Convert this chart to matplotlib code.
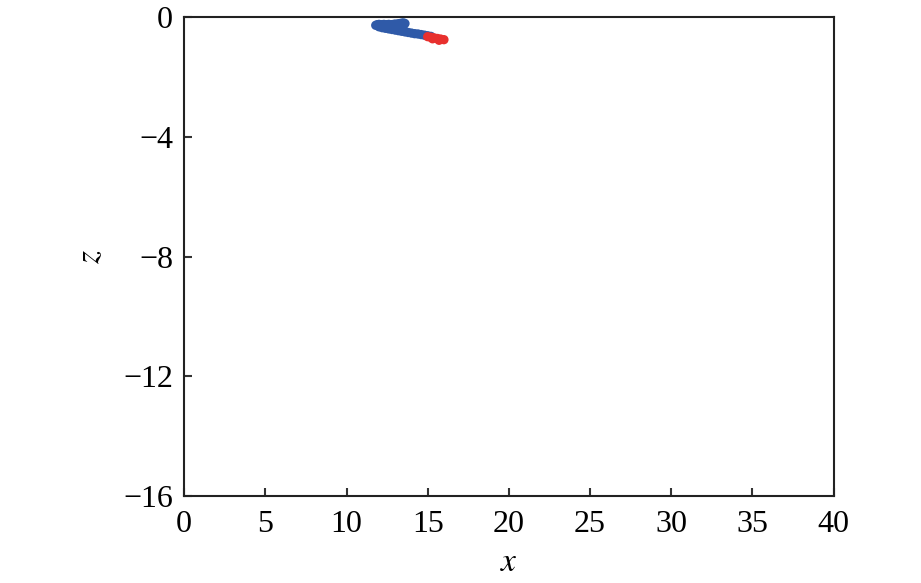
import matplotlib
matplotlib.use("Agg")
import matplotlib.pyplot as plt

plt.rcParams['font.family'] = ['Liberation Serif', 'DejaVu Serif']
plt.rcParams['mathtext.fontset'] = 'stix'

# blue points (x, z)
blue_x = [11.8, 11.9, 12.0, 12.1, 12.2, 12.3, 12.4, 12.5, 12.6, 12.7, 12.8, 12.9, 13.0,
          13.1, 13.2, 13.3, 13.4, 13.5, 13.6, 12.0, 12.2, 12.4, 12.6, 12.8, 13.0, 13.2,
          13.4, 13.6, 13.8, 14.0, 14.2, 14.4, 14.6, 14.8, 15.0, 15.2, 12.9, 13.1, 13.3, 13.5,
          12.3, 12.6, 12.9, 13.2]
blue_z = [-0.28, -0.26, -0.25, -0.27, -0.26, -0.25, -0.27, -0.26, -0.25, -0.27, -0.26, -0.25, -0.24,
          -0.25, -0.23, -0.22, -0.21, -0.2, -0.22, -0.33, -0.36, -0.38, -0.40, -0.42, -0.44, -0.46,
          -0.48, -0.50, -0.52, -0.54, -0.56, -0.57, -0.59, -0.61, -0.63, -0.65, -0.33, -0.35, -0.34, -0.30,
          -0.31, -0.33, -0.30, -0.38]
# red points (x, z)
red_x = [15.0, 15.2, 15.4, 15.6, 15.8, 16.0, 15.3, 15.7]
red_z = [-0.66, -0.68, -0.70, -0.72, -0.74, -0.76, -0.73, -0.78]

fig, ax = plt.subplots(figsize=(9.21, 5.83), dpi=100)
fig.subplots_adjust(left=0.2, right=0.905, top=0.971, bottom=0.149)

ax.scatter(blue_x, blue_z, s=45, color='#2f5aa8', edgecolors='none', zorder=3)
ax.scatter(red_x, red_z, s=45, color='#e8302e', edgecolors='none', zorder=3)

ax.set_xlim(0, 40)
ax.set_ylim(-16, 0)
ax.set_xticks(range(0, 41, 5))
ax.set_yticks([0, -4, -8, -12, -16])
ax.set_yticklabels(['0', '\u22124', '\u22128', '\u221212', '\u221216'])
ax.tick_params(direction='in', labelsize=23, length=6, width=1.5, color='#333333')
ax.tick_params(axis='x', pad=10)
ax.tick_params(axis='y', pad=8)
for s in ax.spines.values():
    s.set_linewidth(1.5)
    s.set_color('#222222')
ax.set_xlabel('$x$', fontsize=24, labelpad=6)
ax.set_ylabel('$z$', fontsize=24, labelpad=12)

plt.savefig("out.png", dpi=100)
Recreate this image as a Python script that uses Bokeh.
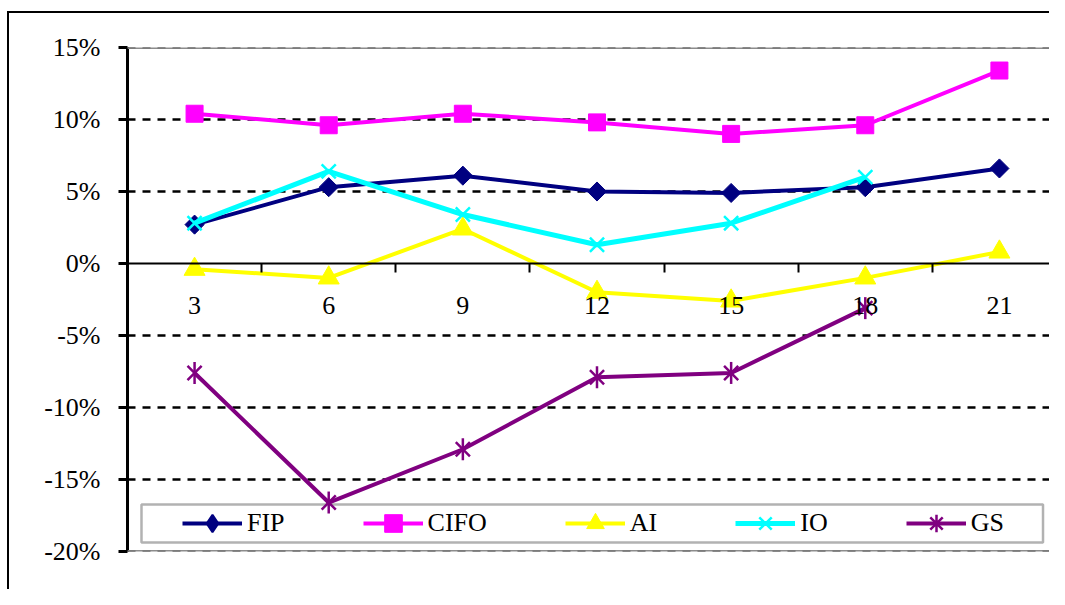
import math
from bokeh.plotting import figure
from bokeh.models import (Range1d, FixedTicker, Legend, LegendItem,
                          BoxAnnotation, Span)
from bokeh.embed import file_html
from bokeh.resources import INLINE

nan = float("nan")

# ---- data (percent) ----
periods = [3, 6, 9, 12, 15, 18, 21]
period_labels = ["3", "6", "9", "12", "15", "18", "21"]
fip = [2.7, 5.3, 6.1, 5.0, 4.9, 5.3, 6.6]
cifo = [10.4, 9.6, 10.4, 9.8, 9.0, 9.6, 13.4]
ai = [-0.4, -1.0, 2.4, -2.0, -2.6, -1.0, 0.8]
io = [2.8, 6.4, 3.4, 1.3, 2.8, 6.0, nan]
gs = [-7.6, -16.6, -12.9, -7.9, -7.6, -3.1, nan]
y_ticks = [-20, -15, -10, -5, 0, 5, 10, 15]
series_names = ["FIP", "CIFO", "AI", "IO", "GS"]

FONT = "Liberation Serif"
FS = "26px"

step = periods[1] - periods[0]
x_start = periods[0] - step / 2

p = figure(width=1049, height=589, output_backend="svg", toolbar_location=None,
           x_range=Range1d(x_start, 22.12), y_range=Range1d(y_ticks[0], y_ticks[-1]),
           min_border_left=127, min_border_right=0, min_border_top=47,
           min_border_bottom=38, outline_line_color=None,
           background_fill_color="white", border_fill_alpha=0)

# outer chart frame: left and top edges drawn as the element's CSS background
p.styles = {
    "background-color": "white",
    "background-image": "linear-gradient(black, black), linear-gradient(black, black)",
    "background-size": "2px 100%, 100% 2px",
    "background-position": "7px 11px, 7px 11px",
    "background-repeat": "no-repeat",
}

# grid
p.xgrid.visible = False
p.ygrid.ticker = FixedTicker(ticks=[t for t in y_ticks[1:-1] if t != 0])
p.ygrid.grid_line_color = "black"
p.ygrid.grid_line_width = 2.5
p.ygrid.grid_line_dash = "8 7"

# top / bottom plot-area border lines
for t in (y_ticks[0], y_ticks[-1]):
    p.add_layout(Span(location=t, dimension="width", line_color="#8c8c8c",
                      line_width=3))
    p.add_layout(Span(location=t, dimension="width", line_color="#4d4d4d",
                      line_width=1.5, line_dash="8 7"))

# legend frame (behind the series)
p.add_layout(BoxAnnotation(left=1.813, right=21.975, top=-16.74, bottom=-19.38,
                           fill_color="white", fill_alpha=1.0,
                           line_color="black", line_width=2.5,
                           level="underlay"))

# y axis
yax = p.yaxis[0]
yax.ticker = FixedTicker(ticks=y_ticks)
yax.major_label_overrides = {t: f"{t}%" for t in y_ticks}
yax.axis_line_width = 3
yax.axis_line_color = "black"
yax.major_tick_out = 9
yax.major_tick_in = 0
yax.major_tick_line_width = 3
yax.minor_tick_line_color = None
yax.major_label_standoff = 18
yax.major_label_text_font = FONT
yax.major_label_text_font_size = FS
yax.major_label_text_color = "black"

# x axis, crossing at 0
xax = p.xaxis[0]
xax.fixed_location = 0
bounds = [x - step / 2 for x in periods] + [periods[-1] + step / 2]
xax.ticker = FixedTicker(ticks=periods, minor_ticks=bounds)
xax.major_label_overrides = dict(zip(periods, period_labels))
xax.axis_line_width = 2
xax.axis_line_color = "black"
xax.major_tick_out = 0
xax.major_tick_in = 0
xax.minor_tick_out = 9
xax.minor_tick_in = 0
xax.minor_tick_line_width = 2
xax.minor_tick_line_color = "black"
xax.major_label_standoff = 24
xax.major_label_text_font = FONT
xax.major_label_text_font_size = FS
xax.major_label_text_color = "black"

items = []
nx, ny = [nan], [nan]   # legend-only marker renderers draw nothing in the plot

# FIP - navy diamonds
l = p.line(periods, fip, line_color="#000080", line_width=4, line_join="round")
p.scatter(periods, fip, marker="square", angle=math.pi / 4, size=13.5,
          fill_color="#000080", line_color="#000080")
lg = p.scatter(nx, ny, marker="diamond", fill_color="#000080",
               line_color="#000080", line_width=2)
items.append(LegendItem(label=series_names[0], renderers=[l, lg]))

# CIFO - magenta squares
l = p.line(periods, cifo, line_color="#FF00FF", line_width=4, line_join="round")
s = p.scatter(periods, cifo, marker="square", size=17,
              fill_color="#FF00FF", line_color="#FF00FF")
items.append(LegendItem(label=series_names[1], renderers=[l, s]))

# AI - yellow triangles
l = p.line(periods, ai, line_color="#FFFF00", line_width=4, line_join="round")
s = p.scatter(periods, ai, marker="triangle", size=21,
              fill_color="#FFFF00", line_color="#FFFF00")
items.append(LegendItem(label=series_names[2], renderers=[l, s]))

# IO - cyan x
l = p.line(periods, io, line_color="#00FFFF", line_width=5, line_join="round")
s = p.scatter(periods, io, marker="x", size=20, line_color="#00FFFF",
              line_width=2.5)
items.append(LegendItem(label=series_names[3], renderers=[l, s]))

# GS - purple star (x + vertical bar)
l = p.line(periods, gs, line_color="#800080", line_width=4, line_join="round")
p.scatter(periods, gs, marker="x", size=20, line_color="#800080",
          line_width=2.5)
p.scatter(periods, gs, marker="dash", angle=math.pi / 2, size=22,
          line_color="#800080", line_width=2.5)
lg = p.scatter(nx, ny, marker="asterisk", line_color="#800080", line_width=2.5)
items.append(LegendItem(label=series_names[4], renderers=[l, lg]))

legend = Legend(items=items, orientation="horizontal", location=(51, 2),
                padding=4, spacing=78, glyph_width=60, glyph_height=44,
                label_height=44, label_standoff=5, margin=0,
                label_text_font=FONT, label_text_font_size=FS,
                label_text_color="black",
                border_line_alpha=0, background_fill_alpha=0)
p.add_layout(legend)

open("out.html", "w").write(file_html(p, INLINE))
----------------------------------------
= TASK TO CARRY OUT =
Filter the records for lines holding the string "image". Copy each one.

= EXPECTED ANSWER =
Recreate this image as a Python script that uses Bokeh.
    "background-image": "linear-gradient(black, black), linear-gradient(black, black)",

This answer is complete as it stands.